Deputy Murphy O’Mahony made the comments after receiving an update from Barnardo’s on the provision of services and assessments to children with disabilities in the Cork area.
“Across a wide spectrum of services, there are severe waiting lists. In Speech and Therapy, there are 10,201 children and young adults waiting for an initial assessment. There’s a further 10,818 children waiting for treatment.
“In the area of mental health, 2,520 children and young people are waiting to be seen and assessed. Shockingly there are over 100 children waiting longer than 12 months for an assessment, yet in the neighbouring area of Clare, Limerick and Tipperary, there is no one waiting this length of time.
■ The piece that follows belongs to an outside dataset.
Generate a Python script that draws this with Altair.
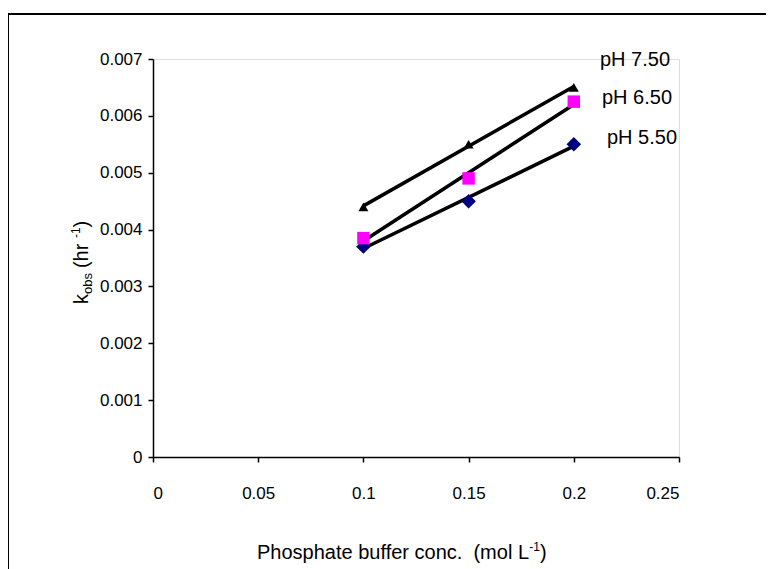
import altair as alt
import pandas as pd

# ---- data ----
conc = [0.1, 0.15, 0.2]
k_ph550 = [0.0037, 0.0045, 0.0055]
k_ph650 = [0.00385, 0.0049, 0.00625]
k_ph750 = [0.0044, 0.0055, 0.0065]
series_names = ["pH 5.50", "pH 6.50", "pH 7.50"]
x_ticks = [0, 0.05, 0.1, 0.15, 0.2, 0.25]
y_ticks = [0, 0.001, 0.002, 0.003, 0.004, 0.005, 0.006, 0.007]

rows = []
for name, vals in zip(series_names, [k_ph550, k_ph650, k_ph750]):
    for c, v in zip(conc, vals):
        rows.append({"conc": c, "k": v, "series": name})
df = pd.DataFrame(rows)

FONT = "Liberation Sans"
NB = "\u00a0"
W, H = 526, 398
PAD_L, PAD_T = 145, 51

# Arial advance widths (em)
AW = {c: 0.556 for c in "0123456789abdeghnopqu"}
AW.update({" ": 0.278, NB: 0.278, ".": 0.278, "(": 0.333, ")": 0.333, "-": 0.333,
           "c": 0.5, "s": 0.5, "k": 0.5, "f": 0.278, "t": 0.278, "r": 0.333,
           "l": 0.222, "m": 0.833, "P": 0.667, "L": 0.556, "H": 0.722})


def tw(s, size):
    return sum(AW.get(ch, 0.556) for ch in s) * size


xs = alt.Scale(domain=[0, 0.25], nice=False)
ys = alt.Scale(domain=[0, 0.007], nice=False)

base = alt.Chart(df)

lines = base.transform_regression(
    "conc", "k", groupby=["series"], extent=[0.1, 0.2]
).mark_line(color="black", strokeWidth=3.5).encode(
    x=alt.X("conc:Q", scale=xs,
            axis=alt.Axis(values=x_ticks, format="~g", title=None, grid=False,
                          domainColor="black", tickColor="black", tickSize=5,
                          labelColor="black", labelFont=FONT, labelFontSize=17,
                          labelPadding=23, domainWidth=1.5, tickWidth=1.5)),
    y=alt.Y("k:Q", scale=ys,
            axis=alt.Axis(values=y_ticks, format="~g", title=None, grid=False,
                          domainColor="black", tickColor="black", tickSize=5,
                          labelColor="black", labelFont=FONT, labelFontSize=17,
                          labelPadding=6, domainWidth=1.5, tickWidth=1.5)),
    detail="series:N",
)

shape_scale = alt.Scale(domain=series_names, range=["diamond", "square", "triangle-up"])
color_scale = alt.Scale(domain=series_names, range=["#000080", "#FF00FF", "#000000"])
size_scale = alt.Scale(domain=series_names, range=[210, 100, 320])

points = base.mark_point(filled=True, opacity=1).encode(
    x=alt.X("conc:Q", scale=xs),
    y=alt.Y("k:Q", scale=ys),
    shape=alt.Shape("series:N", scale=shape_scale, legend=None),
    color=alt.Color("series:N", scale=color_scale, legend=None),
    size=alt.Size("series:N", scale=size_scale, legend=None),
)

one = alt.Data(values=[{"a": 1}])


def txt(text, x, y, size, angle=0, align="left", baseline="alphabetic"):
    return alt.Chart(one).mark_text(
        text=text, font=FONT, fontSize=size, color="black", align=align,
        baseline=baseline, angle=angle
    ).encode(x=alt.value(x), y=alt.value(y))


layers = [lines, points]

# series labels
label_pos = [(454, 79), (449, 39), (447, 1)]
for name, (lx, ly) in zip(series_names, label_pos):
    layers.append(txt(name, lx, ly, 20, baseline="middle"))

# x title: Phosphate buffer conc.  (mol L^-1)
XT = 20
xt_main = "Phosphate buffer conc." + NB + NB + "(mol L"
x0, yb = 104, 500
layers.append(txt(xt_main, x0, yb, XT))
x1 = x0 + tw(xt_main, XT)
layers.append(txt("-1", x1, yb - 8, 12))
x2 = x1 + tw("-1", 12)
layers.append(txt(")", x2, yb, XT))

# y title: k_obs (hr ^-1), rotated
YT = 20
yx = -65
yy = 245
layers.append(txt("k", yx, yy, YT, angle=270))
yy -= tw("k", YT)
layers.append(txt("obs", yx + 4, yy, 13, angle=270))
yy -= tw("obs", 13) + 5
s3 = "(hr" + NB
layers.append(txt(s3, yx, yy, YT, angle=270))
yy -= tw(s3, YT)
layers.append(txt("-1", yx - 8, yy, 12, angle=270))
yy -= tw("-1", 12)
layers.append(txt(")", yx, yy, YT, angle=270))

# outer frame (top and left edges)
frame_top = alt.Chart(one).mark_rule(color="black", strokeWidth=2).encode(
    x=alt.value(-PAD_L), x2=alt.value(W + 120), y=alt.value(-45))
frame_left = alt.Chart(one).mark_rule(color="black", strokeWidth=2).encode(
    x=alt.value(-PAD_L), y=alt.value(-45), y2=alt.value(H + 150))
layers += [frame_top, frame_left]

chart = alt.layer(*layers).properties(
    width=W, height=H,
    autosize=alt.AutoSizeParams(type="none"),
    padding={"left": PAD_L, "top": PAD_T, "right": 774 - 16 - PAD_L - W,
             "bottom": 569 - 8 - PAD_T - H},
).configure_view(stroke=None).configure(background="white")

chart.save("out.html", embed_options={"renderer": "svg", "actions": False})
“Children with disabilities in the Cork area are feeling the brunt of this government’s poor record of delivery. 44% of all those children nationally waiting longer than three months for their statutory Assessment of Need are from Cork. Why is it acceptable for 1732 to be left waiting longer than three months?
“This delays their access to treatment, and the provision of SNAs in school, and must be addressed.
“For the past number of years, we have seen continuing increases in waiting lists across the country, but Cork is fairing worse than most. Ministers Harris and McGrath must put in place a focused, and targeted, plan to address the challenge in Cork.
“It’s simply not fair on them or their families that they must wait for basic assessments, let alone treatments.
“The fundamental issue here is that the Government has not ratified the UN Declaration on the Rights of People with Disabilities. Until this happens, we will continue to see the Government pay lip service to the rights of people, and in particular children, with disabilities,” concluded Murphy O’Mahony.